To są wszystko błędy powstałe podczas realizacji filmu - my mieliśmy wyłapać błędy w tłumaczeniu dialogów. Takich też kilka znalazłem, Niestety, tych błędów w filmie, które widziałem podczas poprzedniego pokazu, nie poprawiono.
W konkursie wzięło udział 3 uczestników (w kolejności odpowiedzi): Kanarkusmaximus, Bruno (2 posty) i r.ziomber. Ich uwagi i spostrzeżenia podaję niżej (pomijam wyłapane przez nich te same błędy, które ja podałem wyżej):
1. Stężenie dwutlenku węgla w kabinie Apollo zmieniało się w bardzo krótkim czasie (spadek z 15% do kilku w ciągu niewielu sekund...)
2. Podczas nawigacji ręcznej kabina wykonywała zbyt gwałtowne ruchy.
3. Apollo 13 był pierwszym lotem, podczas którego pojazd nie poruszał się po trajektorii bezpiecznego powrotu. Inaczej mówiąc, aby bez lądowania na Księżycu oblecieć go dookoła i wylądować na Ziemi, trzeba było wykonać manewr korekcyjny. Taki manewr załoga Apollo 13 wykonała w 61h30m lotu (jeszcze przed obleceniem Księżyca w 77-78 godz.). Na filmie tego manewru nie ma !
4. Saturn V podczas opuszczania wyrzutni nie ma takiego przyspieszenia, jak pokazano na filmie,
5. Pomyłka w pojęciach amperogodziny i ampery (chodzi o rezerwy energetyczne obu pojazdów),
4. Odgłosy wycieku gazu w przestrzeni kosmicznej,
5. Dodano wątek kłótni załogi przed wejściem Apolla do atmosfery ziemskiej.

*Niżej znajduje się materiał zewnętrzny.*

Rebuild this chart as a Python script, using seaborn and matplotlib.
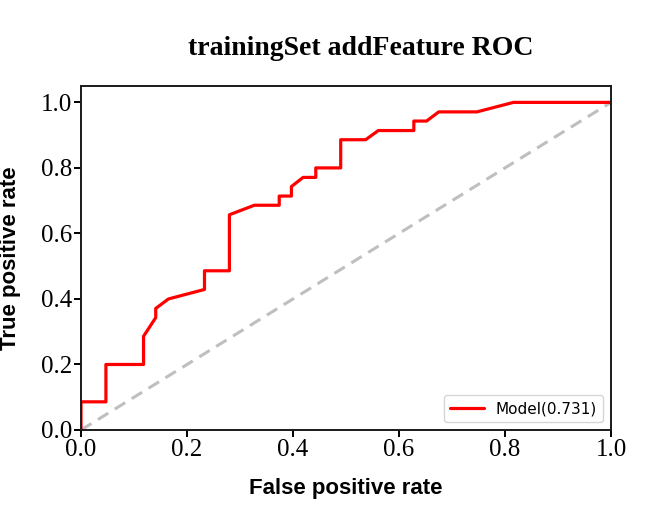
import matplotlib
matplotlib.use("Agg")
import matplotlib.pyplot as plt
import seaborn as sns
import pandas as pd

# ROC curve points
fpr = [0.0, 0.0, 0.047, 0.047, 0.118, 0.118, 0.141, 0.141, 0.165, 0.233, 0.233,
       0.280, 0.280, 0.327, 0.374, 0.374, 0.397, 0.397, 0.419, 0.443, 0.443,
       0.490, 0.490, 0.537, 0.561, 0.628, 0.628, 0.652, 0.675, 0.747, 0.816, 1.0]
tpr = [0.0, 0.086, 0.086, 0.200, 0.200, 0.286, 0.343, 0.371, 0.400, 0.429, 0.486,
       0.486, 0.657, 0.686, 0.686, 0.714, 0.714, 0.743, 0.771, 0.771, 0.800,
       0.800, 0.886, 0.886, 0.914, 0.914, 0.943, 0.943, 0.971, 0.971, 1.0, 1.0]
diag_x = [0.0, 1.0]
diag_y = [0.0, 1.0]
legend_label = "Model(0.731)"
title = "trainingSet addFeature ROC"
xlabel = "False positive rate"
ylabel = "True positive rate"
ticks = [0.0, 0.2, 0.4, 0.6, 0.8, 1.0]

sns.set_style("ticks")
plt.rcParams['font.family'] = ['DejaVu Sans']
plt.rcParams['text.color'] = 'black'
plt.rcParams['axes.labelcolor'] = 'black'
plt.rcParams['xtick.color'] = 'black'
plt.rcParams['ytick.color'] = 'black'

fig = plt.figure(figsize=(6.48, 5.08), dpi=100)
ax = fig.add_axes([81/648, 1 - 430/508, 530/648, 344/508])

df = pd.DataFrame({"fpr": fpr, "tpr": tpr})
ax.plot(diag_x, diag_y, linestyle=(0, (4, 2.5)), color="#bfbfbf", linewidth=2.2, zorder=1)
sns.lineplot(data=df, x="fpr", y="tpr", sort=False, estimator=None, color="red",
             linewidth=2.3, label=legend_label, ax=ax, zorder=2)

ax.set_xlim(0, 1.0)
ax.set_ylim(0, 1.05)
ax.set_xticks(ticks)
ax.set_yticks(ticks)
ax.set_xticklabels([f"{t:.1f}" for t in ticks], fontfamily="Liberation Serif", fontsize=18)
ax.set_yticklabels([f"{t:.1f}" for t in ticks], fontfamily="Liberation Serif", fontsize=18)
ax.tick_params(axis="both", direction="out", length=5, width=1.4, color="black", pad=1.5)
for s in ax.spines.values():
    s.set_color("#1a1a1a")
    s.set_linewidth(1.4)

ax.set_xlabel(xlabel, fontfamily="Liberation Sans", fontweight="bold", fontsize=16, labelpad=12)
ax.set_ylabel(ylabel, fontfamily="Liberation Sans", fontweight="bold", fontsize=16, labelpad=14)
ax.set_title(title, fontfamily="Liberation Serif", fontweight="bold", fontsize=20, pad=22, x=0.527)

leg = ax.legend(loc="lower right", fontsize=11, frameon=True, handlelength=2.2,
                borderaxespad=0.5)
leg.get_frame().set_edgecolor("#cccccc")

fig.savefig("out.png", dpi=100)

Mój komentarz do niektórych zauważonych błędów:
Wszelkie takie odstępstwa, jak gwałtownie poruszająca się kabina, "ekspresowy" start Saturna V itd., to przykłady punktu 2 – czyli dla zwiększenia widowiskowości filmu. Chyba do tego można zaliczyć również dźwięki w próżni – przelatujący w ciszy „kosmiczny krążownik” byłby nudny. Ale błąd jest błędem, zwłaszcza że wiele osób oglądających film nawet tego błędu nie zauważy...
Zwrócono uwagę na to, że niezgodności pokazanej na filmie fazy Księżyca (także podczas startu Apolla) z rzeczywistym wyglądem Księżyca
Pokazanej na filmie kłótni nie znalazłem w książce Jima Lovella (o tym locie). Albo dodano ją dla potrzeb filmu, albo Lovell nie widział potrzeby pisania o tym.
I na zakończenie prosta zagadka (była już kiedyś podana):
Jaką rolę w filmie (poza rolą konsultanta) odegrał Jim Lovell ?
Opisy zdjęć:
1. Jak wyobrażał sobie Lovell swój pobyt na Księżycu (Apollo 13) w porównaniu ze zdjęciami wykonanymi 2.5 roku później przez załogę Apolla 17. Przecież można było wziąć jako ilustrację zdjęcia powierzchni, jaką później widziała załoga Apolla 14 - lądowała niemal w tym samym miejscu !
2. Widok Księżyca podczas pobytu Apolla 11na Księżycu (wg filmu) i porównanie z rzeczywistą fazą Księżyca na ten sam moment (wg programu „Guide”).